■ What is required:
Say how many lines in the records include the string "this", adding no other words.

■ Entries shown:

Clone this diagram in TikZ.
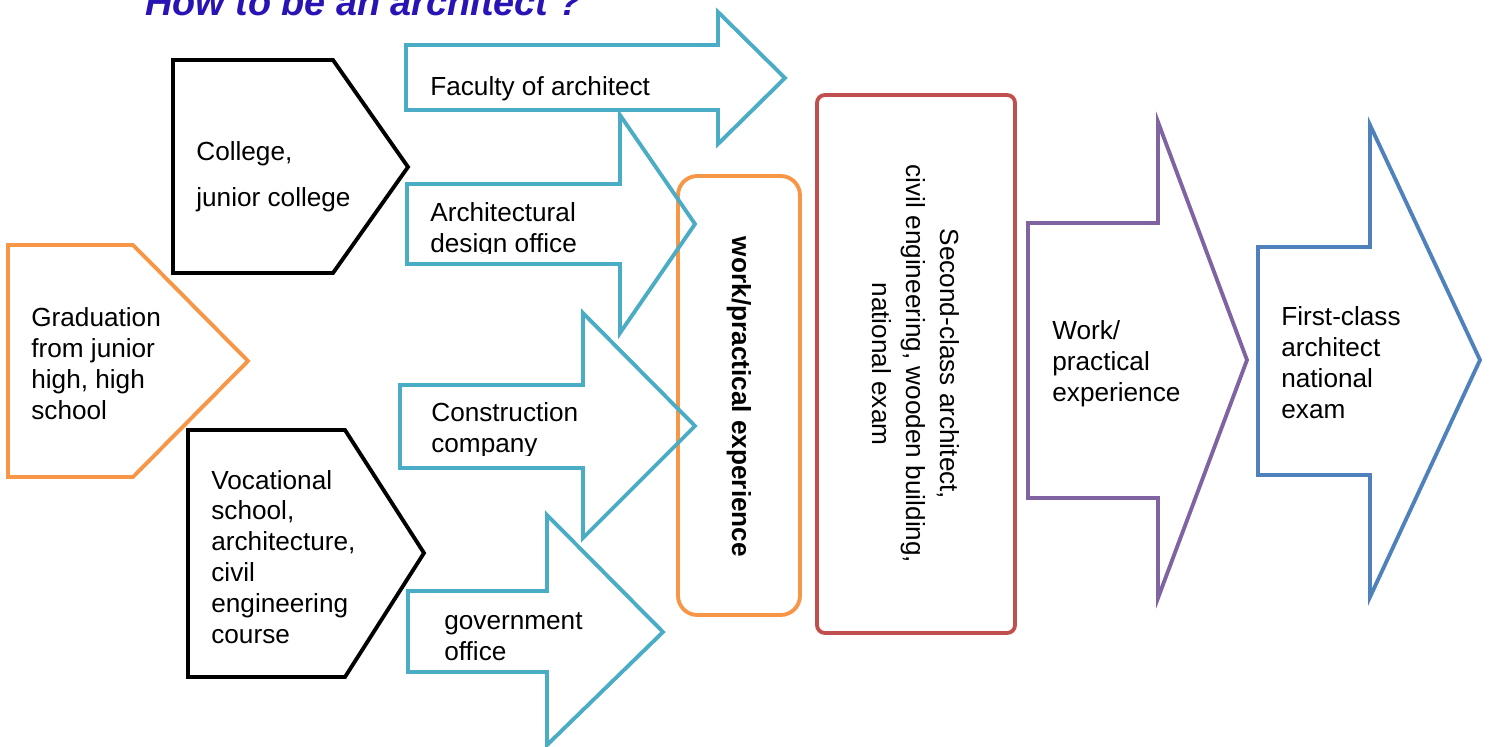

* * *

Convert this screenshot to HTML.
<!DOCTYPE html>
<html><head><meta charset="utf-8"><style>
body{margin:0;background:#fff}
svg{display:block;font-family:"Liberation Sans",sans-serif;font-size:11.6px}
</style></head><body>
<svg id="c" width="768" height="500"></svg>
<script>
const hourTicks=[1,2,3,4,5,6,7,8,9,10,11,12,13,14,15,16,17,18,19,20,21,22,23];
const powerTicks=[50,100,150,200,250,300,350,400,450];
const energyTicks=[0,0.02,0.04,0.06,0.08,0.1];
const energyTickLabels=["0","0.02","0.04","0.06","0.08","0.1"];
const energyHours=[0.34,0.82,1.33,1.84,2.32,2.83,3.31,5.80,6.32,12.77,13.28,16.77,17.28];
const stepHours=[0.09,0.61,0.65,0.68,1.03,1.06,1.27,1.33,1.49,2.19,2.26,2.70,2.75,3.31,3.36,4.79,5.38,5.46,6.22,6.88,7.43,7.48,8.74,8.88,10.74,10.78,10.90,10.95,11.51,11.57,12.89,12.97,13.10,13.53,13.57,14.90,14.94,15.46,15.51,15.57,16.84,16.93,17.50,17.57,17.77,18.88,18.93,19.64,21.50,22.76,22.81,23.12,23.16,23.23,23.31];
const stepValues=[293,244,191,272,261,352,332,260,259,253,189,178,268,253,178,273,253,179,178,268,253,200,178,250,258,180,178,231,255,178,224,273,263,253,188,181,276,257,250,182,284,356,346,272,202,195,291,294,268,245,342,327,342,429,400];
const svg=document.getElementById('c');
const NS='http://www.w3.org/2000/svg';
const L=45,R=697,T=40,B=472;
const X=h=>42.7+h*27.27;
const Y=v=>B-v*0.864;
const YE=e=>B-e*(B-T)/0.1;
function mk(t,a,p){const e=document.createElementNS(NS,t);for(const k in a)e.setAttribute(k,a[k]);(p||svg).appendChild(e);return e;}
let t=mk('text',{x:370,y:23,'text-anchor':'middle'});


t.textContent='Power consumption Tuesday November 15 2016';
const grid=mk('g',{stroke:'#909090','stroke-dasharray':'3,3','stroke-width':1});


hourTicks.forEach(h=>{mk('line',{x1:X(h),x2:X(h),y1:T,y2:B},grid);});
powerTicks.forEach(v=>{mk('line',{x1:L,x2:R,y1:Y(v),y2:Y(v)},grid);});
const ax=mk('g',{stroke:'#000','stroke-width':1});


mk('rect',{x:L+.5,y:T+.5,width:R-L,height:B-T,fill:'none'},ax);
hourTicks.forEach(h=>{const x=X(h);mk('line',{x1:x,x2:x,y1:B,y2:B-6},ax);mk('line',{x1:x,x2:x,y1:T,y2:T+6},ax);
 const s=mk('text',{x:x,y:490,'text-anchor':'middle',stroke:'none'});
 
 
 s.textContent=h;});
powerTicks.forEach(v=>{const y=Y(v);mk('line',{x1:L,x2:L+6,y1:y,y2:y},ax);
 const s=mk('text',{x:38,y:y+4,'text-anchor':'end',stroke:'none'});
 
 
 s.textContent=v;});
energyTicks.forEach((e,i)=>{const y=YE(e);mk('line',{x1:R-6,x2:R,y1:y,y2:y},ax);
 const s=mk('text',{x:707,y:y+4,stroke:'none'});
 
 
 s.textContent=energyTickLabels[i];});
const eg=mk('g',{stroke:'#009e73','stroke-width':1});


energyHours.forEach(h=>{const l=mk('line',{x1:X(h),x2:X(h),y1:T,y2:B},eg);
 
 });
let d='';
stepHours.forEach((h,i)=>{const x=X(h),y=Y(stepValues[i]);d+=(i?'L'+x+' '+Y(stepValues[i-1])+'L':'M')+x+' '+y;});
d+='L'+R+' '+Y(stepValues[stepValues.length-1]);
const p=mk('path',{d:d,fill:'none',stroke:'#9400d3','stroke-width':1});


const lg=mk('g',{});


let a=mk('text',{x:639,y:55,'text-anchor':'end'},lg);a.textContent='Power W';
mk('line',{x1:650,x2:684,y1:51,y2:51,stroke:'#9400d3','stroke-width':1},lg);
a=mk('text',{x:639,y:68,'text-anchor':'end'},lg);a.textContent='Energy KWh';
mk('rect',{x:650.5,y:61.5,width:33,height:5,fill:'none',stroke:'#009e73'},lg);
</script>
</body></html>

---

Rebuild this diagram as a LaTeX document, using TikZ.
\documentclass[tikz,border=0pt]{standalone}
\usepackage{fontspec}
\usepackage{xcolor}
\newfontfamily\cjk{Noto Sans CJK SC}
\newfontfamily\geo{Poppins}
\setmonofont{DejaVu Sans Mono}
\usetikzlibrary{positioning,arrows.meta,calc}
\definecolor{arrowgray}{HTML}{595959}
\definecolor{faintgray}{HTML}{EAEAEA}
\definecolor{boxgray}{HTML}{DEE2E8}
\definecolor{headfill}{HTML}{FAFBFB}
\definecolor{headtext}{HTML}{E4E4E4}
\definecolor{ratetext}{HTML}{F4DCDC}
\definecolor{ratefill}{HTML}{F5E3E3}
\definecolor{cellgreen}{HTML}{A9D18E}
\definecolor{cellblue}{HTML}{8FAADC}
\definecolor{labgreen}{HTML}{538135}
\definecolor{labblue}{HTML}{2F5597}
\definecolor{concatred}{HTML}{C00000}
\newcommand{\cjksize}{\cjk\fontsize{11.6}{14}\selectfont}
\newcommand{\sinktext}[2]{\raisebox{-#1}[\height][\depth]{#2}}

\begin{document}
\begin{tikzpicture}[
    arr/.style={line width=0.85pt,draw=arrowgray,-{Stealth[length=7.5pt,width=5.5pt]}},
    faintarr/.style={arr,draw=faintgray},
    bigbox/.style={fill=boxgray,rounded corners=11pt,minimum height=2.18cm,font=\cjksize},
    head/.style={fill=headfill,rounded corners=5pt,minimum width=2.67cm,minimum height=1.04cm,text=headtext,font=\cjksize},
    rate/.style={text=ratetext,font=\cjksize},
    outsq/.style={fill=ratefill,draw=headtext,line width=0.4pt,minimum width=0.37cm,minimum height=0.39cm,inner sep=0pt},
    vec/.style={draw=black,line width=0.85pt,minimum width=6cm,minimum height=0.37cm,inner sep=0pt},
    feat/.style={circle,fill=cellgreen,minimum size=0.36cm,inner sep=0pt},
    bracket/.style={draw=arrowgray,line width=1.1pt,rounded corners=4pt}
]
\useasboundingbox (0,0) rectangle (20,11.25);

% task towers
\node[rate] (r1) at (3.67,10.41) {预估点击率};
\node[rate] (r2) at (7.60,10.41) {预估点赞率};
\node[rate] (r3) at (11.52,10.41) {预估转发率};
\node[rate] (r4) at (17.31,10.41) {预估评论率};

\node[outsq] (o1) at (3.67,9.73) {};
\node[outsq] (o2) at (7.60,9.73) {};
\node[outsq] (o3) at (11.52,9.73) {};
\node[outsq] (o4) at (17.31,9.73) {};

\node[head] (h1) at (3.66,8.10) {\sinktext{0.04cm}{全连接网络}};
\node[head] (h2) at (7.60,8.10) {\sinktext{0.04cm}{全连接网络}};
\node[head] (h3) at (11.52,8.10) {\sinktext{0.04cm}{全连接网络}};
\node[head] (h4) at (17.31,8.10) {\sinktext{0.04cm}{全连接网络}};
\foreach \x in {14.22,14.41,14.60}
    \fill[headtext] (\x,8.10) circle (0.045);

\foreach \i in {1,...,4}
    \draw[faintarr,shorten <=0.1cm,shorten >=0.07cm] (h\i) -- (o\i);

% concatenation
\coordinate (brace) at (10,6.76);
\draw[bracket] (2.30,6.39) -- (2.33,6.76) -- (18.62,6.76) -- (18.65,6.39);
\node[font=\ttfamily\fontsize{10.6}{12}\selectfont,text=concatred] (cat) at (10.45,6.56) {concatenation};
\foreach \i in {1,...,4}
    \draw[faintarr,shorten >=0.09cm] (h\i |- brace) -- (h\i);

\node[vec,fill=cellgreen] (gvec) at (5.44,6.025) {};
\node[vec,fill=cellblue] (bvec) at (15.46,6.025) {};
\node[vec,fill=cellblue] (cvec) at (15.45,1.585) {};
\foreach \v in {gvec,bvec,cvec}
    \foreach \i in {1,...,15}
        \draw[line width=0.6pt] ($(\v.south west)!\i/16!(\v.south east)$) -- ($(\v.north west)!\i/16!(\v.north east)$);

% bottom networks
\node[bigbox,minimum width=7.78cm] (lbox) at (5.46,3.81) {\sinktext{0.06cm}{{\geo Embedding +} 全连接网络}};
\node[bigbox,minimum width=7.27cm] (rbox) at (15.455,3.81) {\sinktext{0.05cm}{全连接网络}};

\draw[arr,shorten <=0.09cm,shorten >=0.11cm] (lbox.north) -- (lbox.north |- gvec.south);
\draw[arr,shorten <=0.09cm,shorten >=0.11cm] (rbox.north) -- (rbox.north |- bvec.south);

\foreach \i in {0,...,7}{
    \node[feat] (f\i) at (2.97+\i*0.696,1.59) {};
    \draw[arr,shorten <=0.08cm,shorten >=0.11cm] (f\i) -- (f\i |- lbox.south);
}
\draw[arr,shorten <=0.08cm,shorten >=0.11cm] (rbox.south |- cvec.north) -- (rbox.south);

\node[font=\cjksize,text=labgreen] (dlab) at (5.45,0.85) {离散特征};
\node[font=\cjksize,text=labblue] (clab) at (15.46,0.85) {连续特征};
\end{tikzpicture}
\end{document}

■ Exercise solution:
3